In December 2013, prominent human rights defender Razan Zeitouneh and three of her colleagues Wael Hamada, Samira Khalil, and Nazem Hammadi were abducted by an unknown armed group, believed to be associated with the Army of Islam, from their office at the Center for Documentation of Violations in Syria in Douma, a city outside of Damascus under the control of a number of armed groups.

According to eyewitnesses, in December 2014 in the town of Al Bab near the Turkish border, 50 Syrian civilians who were being held in a makeshift prison by ISIS forces for violation of Sharia law, were killed by airstrikes by United States forces who were targeting ISIS headquarters. Although the United States Central Command confirmed the airstrike, they claim that a review has shown no evidence of civilian casualties.
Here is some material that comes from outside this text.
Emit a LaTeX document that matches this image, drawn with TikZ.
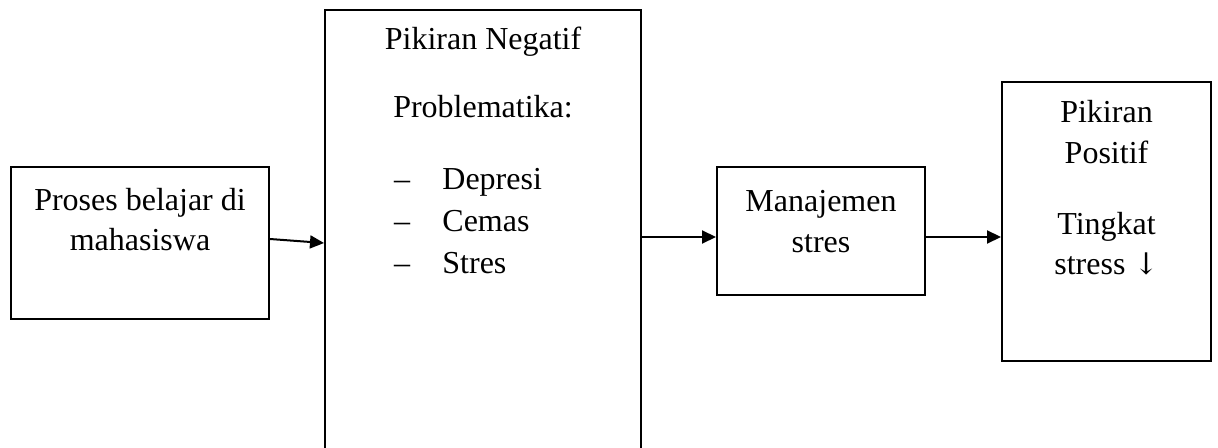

However, civil defense volunteers claim to have removed 50 civilians bodies from the rubble of the building, as well as the bodies of 13 ISIS guards.

==Release of prisoners==
In June 2014, 320 prisoners were released from Aleppo Central Prison, according to Syrian state news and confirmed by the Syrian Observatory for Human Rights. Activists state that most of the prisoners released from Aleppo prison had tuberculosis. The release is claimed to come as part of an amnesty granted by President Bashar al-Assad as a celebratory gesture following his re-election on 3 June 2014.